Now to take it one step further, and to expect assets to be shareable between games made by different studios, especially studios owned by different parent companies. Games are not built with this sort of interoperability in mind. Games are nothing like the web in this regard. Games are, in general, built around bespoke and highly specialized protocols that are entirely specific to the needs of a given game. This is true of control schemas, of rendering, of well… pretty much everything. Again, this is maybe (at least theoretically maybe) solvable, but it’s hard to see what incentives there are. And the cost would be massive. The nature of the web dictates shared protocols (though, as Moxie points out in his piece, that has very real ramifications that are often glossed over in discussions of “web3”); the nature of games dictates unique protocols. There are a few shared protocols – controller and mouse-and-keyboard input processing come to mind, but what a given game actually does with that input is very bespoke.

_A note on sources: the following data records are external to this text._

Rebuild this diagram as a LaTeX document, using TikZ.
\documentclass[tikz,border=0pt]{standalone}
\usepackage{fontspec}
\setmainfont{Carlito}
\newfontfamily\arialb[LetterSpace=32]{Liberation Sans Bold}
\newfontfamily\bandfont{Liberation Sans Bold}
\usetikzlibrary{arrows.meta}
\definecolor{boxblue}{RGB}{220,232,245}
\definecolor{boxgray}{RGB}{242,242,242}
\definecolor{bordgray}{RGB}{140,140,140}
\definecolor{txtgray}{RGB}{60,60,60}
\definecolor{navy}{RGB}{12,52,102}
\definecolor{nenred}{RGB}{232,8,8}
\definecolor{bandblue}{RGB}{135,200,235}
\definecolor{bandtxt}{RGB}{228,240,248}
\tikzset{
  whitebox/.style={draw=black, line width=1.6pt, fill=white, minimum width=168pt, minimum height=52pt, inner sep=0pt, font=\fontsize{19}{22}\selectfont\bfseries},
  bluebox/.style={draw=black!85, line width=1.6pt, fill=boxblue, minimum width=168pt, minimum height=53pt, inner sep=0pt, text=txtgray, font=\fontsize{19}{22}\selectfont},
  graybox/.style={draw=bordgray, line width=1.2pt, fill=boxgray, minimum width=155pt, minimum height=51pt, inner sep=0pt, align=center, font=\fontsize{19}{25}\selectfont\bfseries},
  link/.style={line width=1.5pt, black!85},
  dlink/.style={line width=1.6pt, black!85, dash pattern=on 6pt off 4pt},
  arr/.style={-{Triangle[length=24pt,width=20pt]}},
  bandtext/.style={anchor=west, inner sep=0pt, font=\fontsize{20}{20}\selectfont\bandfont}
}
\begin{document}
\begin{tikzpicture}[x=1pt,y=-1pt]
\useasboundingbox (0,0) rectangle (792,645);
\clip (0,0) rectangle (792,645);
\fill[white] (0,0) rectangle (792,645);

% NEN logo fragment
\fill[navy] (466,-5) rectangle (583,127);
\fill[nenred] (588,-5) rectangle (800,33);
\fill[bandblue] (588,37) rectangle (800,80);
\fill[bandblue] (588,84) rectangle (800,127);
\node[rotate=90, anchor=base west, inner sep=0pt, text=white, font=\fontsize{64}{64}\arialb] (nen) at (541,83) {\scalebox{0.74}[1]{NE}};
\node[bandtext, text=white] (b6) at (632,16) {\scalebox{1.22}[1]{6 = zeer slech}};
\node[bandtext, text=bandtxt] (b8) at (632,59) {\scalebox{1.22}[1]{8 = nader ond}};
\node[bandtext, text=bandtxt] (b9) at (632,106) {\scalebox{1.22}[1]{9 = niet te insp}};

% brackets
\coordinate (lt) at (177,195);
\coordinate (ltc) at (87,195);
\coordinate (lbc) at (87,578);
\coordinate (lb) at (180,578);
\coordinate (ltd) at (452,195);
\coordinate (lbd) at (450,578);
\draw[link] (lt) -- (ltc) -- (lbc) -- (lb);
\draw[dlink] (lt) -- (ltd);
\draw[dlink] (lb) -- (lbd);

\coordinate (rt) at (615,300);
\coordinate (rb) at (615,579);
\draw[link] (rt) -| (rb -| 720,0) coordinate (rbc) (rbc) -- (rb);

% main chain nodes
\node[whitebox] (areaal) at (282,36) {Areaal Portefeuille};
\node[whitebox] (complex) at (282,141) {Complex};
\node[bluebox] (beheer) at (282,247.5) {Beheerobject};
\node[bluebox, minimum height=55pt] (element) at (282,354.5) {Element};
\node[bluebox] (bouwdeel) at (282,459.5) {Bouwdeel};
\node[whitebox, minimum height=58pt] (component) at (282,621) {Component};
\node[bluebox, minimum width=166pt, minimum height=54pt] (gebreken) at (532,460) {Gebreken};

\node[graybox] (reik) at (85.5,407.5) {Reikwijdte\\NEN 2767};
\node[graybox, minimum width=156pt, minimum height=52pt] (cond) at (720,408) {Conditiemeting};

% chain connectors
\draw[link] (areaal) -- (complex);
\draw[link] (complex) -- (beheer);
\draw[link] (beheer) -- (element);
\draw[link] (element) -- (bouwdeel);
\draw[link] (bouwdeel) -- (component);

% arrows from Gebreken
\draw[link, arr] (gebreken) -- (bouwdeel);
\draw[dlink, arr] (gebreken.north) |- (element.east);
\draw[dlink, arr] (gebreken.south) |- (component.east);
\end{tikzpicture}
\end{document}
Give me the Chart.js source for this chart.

Any one of these specific challenges would be massive. Taken together, they render NFTs in games a practical impossibility currently (and, I’d argue, for the foreseeable future). “But what if…” Yes, any – all of these problems could be addressed. But to what end? Why? Certainly customization of our digital selves has a certain appeal, in the same way that customization of our actual selves through our choice of hairstyle, clothes, jewelry, body art, etc is basically as old as humanity itself. And I think at some point we may get there. But I’d also say that history provides a lot of examples about the limits of “compatibility.” Whether through language, or currency (and yes, I’m aware that’s one of the great “features” of crypto), or citizenship, or whatever. Even the web seems – at least to me – to be growing more centralized – and more siloed in the process – thanks to Apple, Facebook/Meta, Google, Amazon, and other megaplatforms. Portability of personal data feels like a much more important goal, and also much more feasible. Photos and music and videos are all designed around common formats in a way that games just aren’t and – fundamentally – probably shouldn’t be.

I’ve tried to stay away from the, “what problem do NFTs actually solve?” or “I fail to see how NFTs actually make games ‘better’ (meaning more fun, engaging, immersive, etc.)” because I think that’s much more a matter of opinion than the technical realities that render NFTs in games infeasible, regardless of whether or not they are actually accretive to the experience that a given game actually provides. But this topic – should we have NFTs in video games – along with what exactly that might mean are important discussions to have. I think the industry is still catching up to the very core idea that “free to play” games can be extremely profitable. And I certainly understand why NFTs seem like the (or at least “a”) logical evolution of how that works. Whether or not NFTs are a solution in search of a problem or not, they absolutely represent their own technical problem, and it’s a massive one. I hope that this gives some sense of the scope of that problem.